Wednesday, July 20, 2011

The Ghost of Christmas Future!

We just got back from an ultrasound, which was the sequel to what was supposed to be our last ultrasound. It all went a lot better than last time.

The halfway-point ultrasounds have one purpose: TERROR. Last time, the doctor told us that the baby had a choroid plexus cyst, a echogenic intracardiac focus, and a sandal gap toe. There could be other problems, but the baby wouldn't hold still long enough to let them look any further, and we'd probably want to get a genetic test for Downs Syndrome and Trisomy immediately.

And then no one ever called back with the test results. When Rebecca checked a week later, the doctor said oh, yes, everything looked fine.

All that gibberish above - those three problems? Those are fairly common things found in ultrasounds. It's just that when they're all together, the odds are slightly higher for genetic disorders.

The ultrasound today went just fine. The 'choroid plexus cyst', or 'little white spot', went away. The sandal gap toe ... well, no one could actually make it out this time. The baby seems to have a mild micrognathia, which seems to be an overbite, but - so do I, and the lower jaw is supposed to grow a lot during the third trimester. Everything's growing at the right rate and all the organs seem to be working out fine, so that's pretty good news.

And it's almost certainly a girl. I think we're leaning toward Miranda Harper as a name. We'll see.

I'm only thirty pages or so from the second draft of Mrs. Shadow! The other day, the plot for my next book came to me... and it's REALLY exciting. I'm ready to get on it!

Monday, July 4, 2011

BO-O-O-RING POST

Originally, I wanted to make this blog entirely about the process of writing. Which doesn't make for an entertaining read. It isn't like I'm inspiring future authors, so whatever. This doesn't have to be a Blog of Serious Times. We can sit back and post about ant farms instead!
BUT: just for today, I'm going to post a little about my new writing process.

Way back when, I had this idealized image of writing as a flow of creativity. You sit down, the wisdom and beauty spurts out, you fill your jug o' words, and then - WHAM - the faucet slowly dribbles out a few last spurts and, smiling proudly, you bask in your day's work.

No. Not really.

The thing is, it took longer than it should have to figure that out. Every day I planned to write, I'd sit down and procrastinate. Browse the internet, pick the perfect background music... anything but actually write. It wasn't any fun. Once I was maybe half an hour into it, it went fine, but until then, I dreaded actually working. It wasn't what I imagined writing SHOULD be. I figured that maybe it was that I wasn't making steady money off my art. Or maybe it was that I wasn't writing what I wanted to write.

Here's the truth, though: I'd set myself up to fail.
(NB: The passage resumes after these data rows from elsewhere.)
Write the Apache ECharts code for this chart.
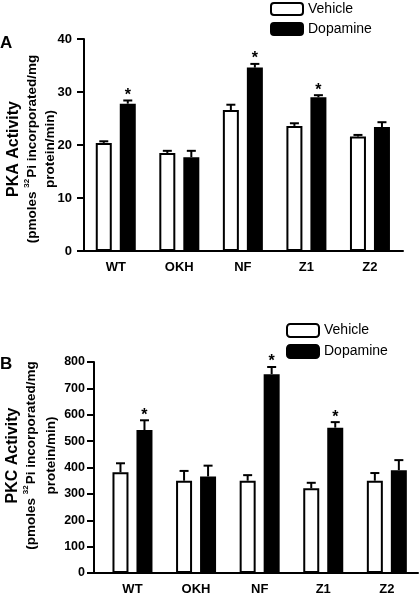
<!DOCTYPE html>
<html><head><meta charset="utf-8">
<script src="https://cdn.jsdelivr.net/npm/echarts@6/dist/echarts.min.js"></script>
<style>html,body{margin:0;padding:0;background:#fff}#c{width:420px;height:594px}</style>
</head><body><div id="c"></div>
<script>
const categories = ['WT', 'OKH', 'NF', 'Z1', 'Z2'];
const seriesNames = ['Vehicle', 'Dopamine'];
// Panel A: PKA activity
const pkaVehicle = [20.4, 18.5, 26.6, 23.6, 21.6];
const pkaVehicleErr = [0.3, 0.4, 1.0, 0.5, 0.3];
const pkaDopamine = [27.8, 17.7, 34.6, 29.0, 23.4];
const pkaDopamineErr = [0.6, 1.2, 0.7, 0.4, 0.9];
const pkaSig = [true, false, true, true, false];
const pkaTicks = [0, 10, 20, 30, 40];
// Panel B: PKC activity
const pkcVehicle = [382, 350, 350, 321, 350];
const pkcVehicleErr = [34, 37, 21, 21, 29];
const pkcDopamine = [542, 366, 754, 551, 390];
const pkcDopamineErr = [37, 41, 27, 21, 38];
const pkcSig = [true, false, true, true, false];
const pkcTicks = [0, 100, 200, 300, 400, 500, 600, 700, 800];

const FONT = 'Liberation Sans, Arial, sans-serif';
const chart = echarts.init(document.getElementById('c'), null, {renderer: 'canvas'});

function pairs(arr) { return arr.map((v, i) => [i, v]); }
function errData(vals, errs, sig) { return vals.map((v, i) => [i, v, errs[i], sig[i] ? 1 : 0]); }

function errSeries(name, xi, vals, errs, sig, dx) {
  return {
    type: 'custom', name: name + ' err', xAxisIndex: xi, yAxisIndex: xi, z: 5,
    silent: true, clip: false,
    data: errData(vals, errs, sig),
    renderItem: function (params, api) {
      const x = api.value(0), v = api.value(1), e = api.value(2), s = api.value(3);
      const p0 = api.coord([x, v]);
      const p1 = api.coord([x, v + e]);
      const cx = p0[0] + dx;
      const children = [
        {type: 'line', shape: {x1: cx, y1: p0[1], x2: cx, y2: p1[1]}, style: {stroke: '#000', lineWidth: 2}},
        {type: 'line', shape: {x1: cx - 4.5, y1: p1[1], x2: cx + 4.5, y2: p1[1]}, style: {stroke: '#000', lineWidth: 2}}
      ];
      if (s) {
        children.push({type: 'text', style: {x: cx, y: p1[1] + 3, text: '*', align: 'center', verticalAlign: 'bottom', font: 'bold 16px ' + FONT, fill: '#000'}});
      }
      return {type: 'group', children: children};
    }
  };
}

function barSeries(name, xi, vals, filled) {
  return {
    type: 'bar', name: name, xAxisIndex: xi, yAxisIndex: xi,
    data: pairs(vals), barWidth: 16, barGap: '50%',
    itemStyle: {color: filled ? '#000' : '#fff', borderColor: '#000', borderWidth: 2},
    emphasis: {disabled: true}
  };
}

function yAxis(gi, max, interval, ticks, nameText, gap, margin, labelSize, lh, shiftUp) {
  return {
    type: 'value', gridIndex: gi, min: 0, max: max, interval: interval,
    axisLine: {show: true, onZero: false, lineStyle: {color: '#000', width: 2}},
    axisTick: {show: true, length: 7, lineStyle: {color: '#000', width: 2}},
    splitLine: {show: false},
    axisLabel: {color: '#000', fontFamily: FONT, fontWeight: 'bold', fontSize: labelSize, margin: margin,
      formatter: v => ticks.indexOf(v) >= 0 ? String(v) : ''},
    name: nameText, nameLocation: 'middle', nameRotate: 90, nameGap: gap, nameMoveOverlap: false,
    nameTextStyle: {color: '#000', fontFamily: FONT, fontWeight: 'bold', fontSize: 13.5, lineHeight: lh, align: 'center',
      padding: [0, Math.max(0, -2 * shiftUp), 0, Math.max(0, 2 * shiftUp)],
      rich: {h: {fontFamily: FONT, fontWeight: 'bold', fontSize: 16, color: '#000', lineHeight: lh, align: 'center'},
             b: {fontFamily: FONT, fontWeight: 'bold', fontSize: 13.5, color: '#000', lineHeight: lh, align: 'center'},
             s: {fontFamily: FONT, fontWeight: 'bold', fontSize: 8, color: '#000', verticalAlign: 'top', lineHeight: lh, align: 'center', padding: [0, 1, 7, 0]}}}
  };
}

function xAxis(gi, min, max) {
  return {
    type: 'value', gridIndex: gi, min: min, max: max,
    axisLine: {show: true, onZero: false, lineStyle: {color: '#000', width: 2}},
    axisTick: {show: false},
    splitLine: {show: false},
    axisLabel: {customValues: categories.map((c, i) => i), color: '#000', fontFamily: FONT, fontWeight: 'bold', fontSize: 13, margin: 10,
      formatter: v => categories[Math.round(v)] || ''}
  };
}

const nameA = '{h|PKA Activity}\n{b|(pmoles }{s|32}{b|Pi incorporated/mg}\n{b|protein/min)}';
const nameB = '{h|PKC Activity}\n{b|(pmoles }{s|32}{b|Pi incorporated/mg}\n{b|protein/min)}';

chart.setOption({
  animation: false,
  backgroundColor: '#fff',
  grid: [
    {left: 84, width: 319, top: 39, height: 212, containLabel: false, outerBoundsMode: 'none'},
    {left: 94, width: 324, top: 362, height: 211, containLabel: false, outerBoundsMode: 'none'}
  ],
  xAxis: [xAxis(0, -0.5, 4.52), xAxis(1, -0.605, 4.49)],
  yAxis: [
    yAxis(0, 40, 10, pkaTicks, nameA, 25, 12, 13, 18, -4),
    yAxis(1, 800, 100, pkcTicks, nameB, 33, 9, 12.5, 19.5, 12)
  ],
  legend: [
    {orient: 'vertical', left: 270, top: 2, padding: 0, itemWidth: 32, itemHeight: 12, itemGap: 6, selectedMode: false,
      data: seriesNames, textStyle: {fontFamily: FONT, fontSize: 14, color: '#000'}},
    {orient: 'vertical', left: 286, top: 323, padding: 0, itemWidth: 32, itemHeight: 13, itemGap: 6, selectedMode: false,
      data: seriesNames, textStyle: {fontFamily: FONT, fontSize: 14, color: '#000'}}
  ],
  graphic: [
    {type: 'text', left: 0, top: 35, style: {text: 'A', font: 'bold 17px ' + FONT, fill: '#000'}},
    {type: 'text', left: 0, top: 356, style: {text: 'B', font: 'bold 17px ' + FONT, fill: '#000'}}
  ],
  series: [
    barSeries('Vehicle', 0, pkaVehicle, false),
    barSeries('Dopamine', 0, pkaDopamine, true),
    errSeries('Vehicle', 0, pkaVehicle, pkaVehicleErr, [false, false, false, false, false], -12),
    errSeries('Dopamine', 0, pkaDopamine, pkaDopamineErr, pkaSig, 12),
    barSeries('Vehicle', 1, pkcVehicle, false),
    barSeries('Dopamine', 1, pkcDopamine, true),
    errSeries('Vehicle', 1, pkcVehicle, pkcVehicleErr, [false, false, false, false, false], -12),
    errSeries('Dopamine', 1, pkcDopamine, pkcDopamineErr, pkcSig, 12)
  ]
});
</script></body></html>
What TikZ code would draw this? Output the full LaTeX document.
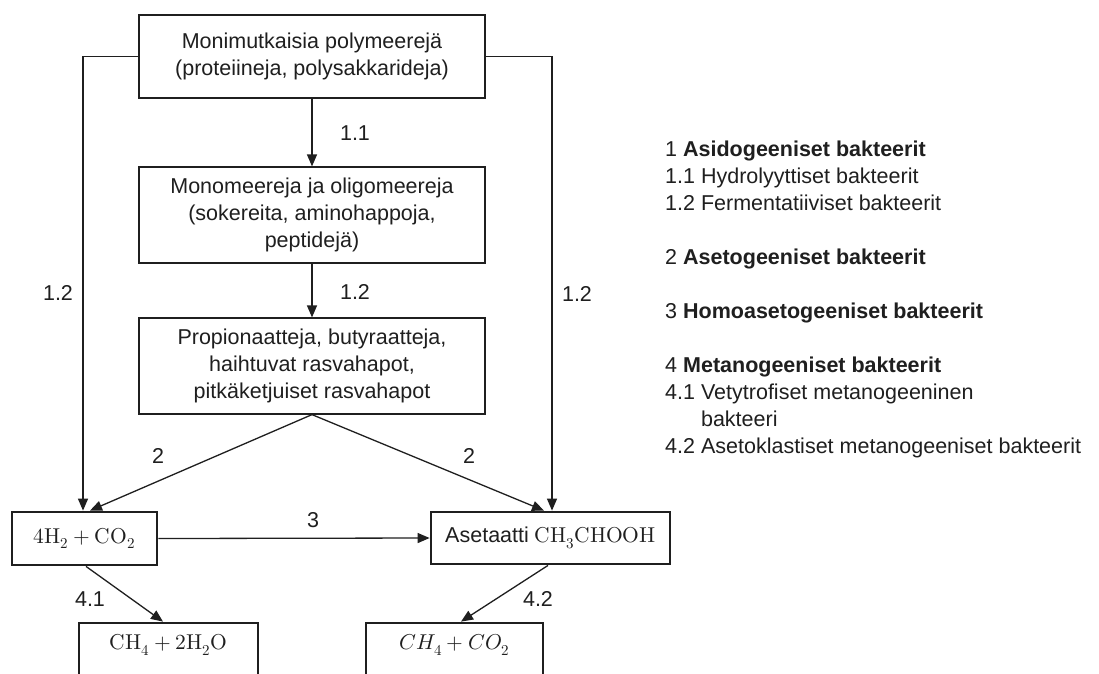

I wanted to work on my book four or five days a week. When I edited, my goal was to get through ten pages, and when I wrote, my goal was two thousand words. That makes for some fast progress, true. But no wonder I never felt like writing. I'd done the right thing by setting up a schedule, but I'd turned it into a chore.

For the past month, my schedule's been two days a week, Wednesday and Friday. Five pages edited a day. It's working out really well. Before, I used to take off a day or two a week just because I didn't want to get started. Now, whenever I write, I don't feel burned out by the previous day. I've ended up deleting something like thirty pages of drivel I wrote during my last stint, when my goal was just progress, progress, progress. I've replaced it with twenty solid pages. For the first time in a while, I think the second half of this book is shaping up to be something special.

Granted, I guess that the next book I write isn't going to be finished in three months. But it'll probably be a lot more fun to write.